Che cosa significa questo?
«Vuol dire che queste disposizioni, pur essendo formalmente inserite nello Statuto, sono in realtà solo un manifesto politico e culturale. Quindi la Corte non ha dato nessun via libera alle unioni omosessuali, come è stato detto nei giorni scorsi. La Corte ha fatto un’operazione più radicale che se ne avesse dichiarato l’incostituzionalità: infatti arriva a dire che questi articoli dello Statuto regionali sono disposizioni apparenti. E quindi, di fatto, come disposizioni non esistono. Se si fosse fatto maggiore attenzione a questo pronunciamento della Corte Costituzionale certe affermazioni trionfalistiche da un lato e preoccupate dall’altro si sarebbero potute evitare».
Quindi il pronunciamento della Corte Costituzionale è duro verso la Regione?
«Quella della Corte è un’affermazione molto ferma che ha pochi precedenti nelle altre sentenze. Non ho ricordo di una sentenza che abbia detto di disposizioni contenute in un atto normativo che non sono disposizioni».
Sul piano pratico il Consiglio regionale nella propria legislazione potrà riconoscere qualcosa alle coppie di fatto?

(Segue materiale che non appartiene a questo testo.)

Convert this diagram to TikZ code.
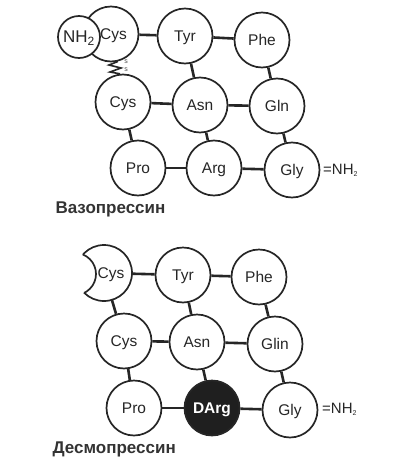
\documentclass[tikz,border=0pt]{standalone}
\usepackage{fontspec}
\setmainfont{Liberation Sans}
\begin{document}
\begin{tikzpicture}[x=1pt,y=-1pt,
  aa/.style={circle,draw=black!85,line width=1.7pt,fill=white,minimum size=55pt,inner sep=0pt,font=\fontsize{15.5}{15.5}\selectfont,text=black!85,text height=11pt,text depth=0pt},
  conn/.style={draw=black!85,line width=2.6pt},
  lbl/.style={font=\bfseries\fontsize{17}{17}\selectfont,text=black!80,anchor=west},
  amide/.style={font=\fontsize{15}{15}\selectfont,text=black!85,anchor=west,inner sep=0pt}]
\useasboundingbox (0,0) rectangle (400,469);
% ---- Vasopressin ----
\node[aa] (cys1) at (111,34) {\hspace*{5pt}Cys};
\node[aa,minimum size=42pt,font=\fontsize{17}{17}\selectfont] (nh2) at (79,37) {NH\textsubscript{\fontsize{12}{12}\selectfont 2}};
\node[aa] (tyr1) at (185,36) {Tyr};
\node[aa] (phe1) at (262,40) {Phe};
\node[aa] (cys2) at (123,102) {Cys};
\node[aa] (asn1) at (200,105) {Asn};
\node[aa] (gln1) at (277,106) {Gln};
\node[aa] (pro1) at (138,168) {Pro};
\node[aa] (arg1) at (214,168) {Arg};
\node[aa] (gly1) at (292,170) {Gly};
\node[amide] (am1) at (323,170) {=NH\textsubscript{\scriptsize 2}};
\node[lbl] (vaso) at (52,209) {Вазопрессин};
\draw[conn] (cys1) -- (tyr1);
\draw[conn] (tyr1) -- (phe1);
\draw[conn] (tyr1) -- (asn1);
\draw[conn] (phe1) -- (gln1);
\draw[conn] (cys2) -- (asn1);
\draw[conn] (asn1) -- (gln1);
\draw[conn] (cys2) -- (pro1);
\draw[conn] (asn1) -- (arg1);
\draw[conn] (gln1) -- (gly1);
\draw[conn] (pro1) -- (arg1);
\draw[conn] (arg1) -- (gly1);
\coordinate (s1) at (cys1.-76);
\coordinate (s2) at (cys2.96);
\draw[draw=black!85,line width=1.6pt] (s1) -- (109,65) -- (121,68) -- (110,72) -- (s2);
\node[font=\fontsize{7}{7}\selectfont,text=black!70,inner sep=0pt] (sa) at (126,62) {s};
\node[font=\fontsize{7}{7}\selectfont,text=black!70,inner sep=0pt] (sb) at (126,70) {s};
% ---- Desmopressin ----
\node[minimum size=56pt,circle,inner sep=0pt,font=\fontsize{15.5}{15.5}\selectfont,text=black!85,text height=11pt,text depth=0pt] (cysb) at (104,273) {\hspace*{14pt}Cys};
\begin{scope}[even odd rule]
  \clip (0,200) rectangle (200,340) (75,274) circle (21pt);
  \draw[draw=black!85,line width=1.7pt] (104,273) circle (28pt);
\end{scope}
\begin{scope}
  \clip (104,273) circle (28pt);
  \draw[draw=black!85,line width=1.7pt] (75,274) circle (21pt);
\end{scope}
\node[aa] (tyr2) at (183,275) {Tyr};
\node[aa] (phe2) at (259,277) {Phe};
\node[aa] (cys3) at (124,341) {Cys};
\node[aa] (asn2) at (197,342) {Asn};
\node[aa] (gln2) at (275,344) {Glin};
\node[aa] (pro2) at (134,408) {Pro};
\node[aa,fill=black!88,text=white,font=\bfseries\fontsize{15.5}{15.5}\selectfont] (darg) at (212,408) {DArg};
\node[aa] (gly2) at (290,410) {Gly};
\node[amide] (am2) at (322,409) {=NH\textsubscript{\scriptsize 2}};
\node[lbl] (desmo) at (49,449) {Десмопрессин};
\draw[conn] (cysb) -- (tyr2);
\draw[conn] (tyr2) -- (phe2);
\draw[conn] (cysb) -- (cys3);
\draw[conn] (tyr2) -- (asn2);
\draw[conn] (phe2) -- (gln2);
\draw[conn] (cys3) -- (asn2);
\draw[conn] (asn2) -- (gln2);
\draw[conn] (cys3) -- (pro2);
\draw[conn] (asn2) -- (darg);
\draw[conn] (gln2) -- (gly2);
\draw[conn] (pro2) -- (darg);
\draw[conn] (darg) -- (gly2);
\end{tikzpicture}
\end{document}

«L’articolo 4 dello Statuto regionale di fatto non esiste più. E allora riemerge quello che avrebbe dovuto emergere fin dall’inizio: il tessuto costituzionale e la giurisprudenza della Corte costituzionale. La quale, in linea di principio e salvo alcune eccezioni, nega l’equiparazione tra famiglia fondata sul matrimonio religioso o civile e coppie di fatto. Questo è il punto di partenza».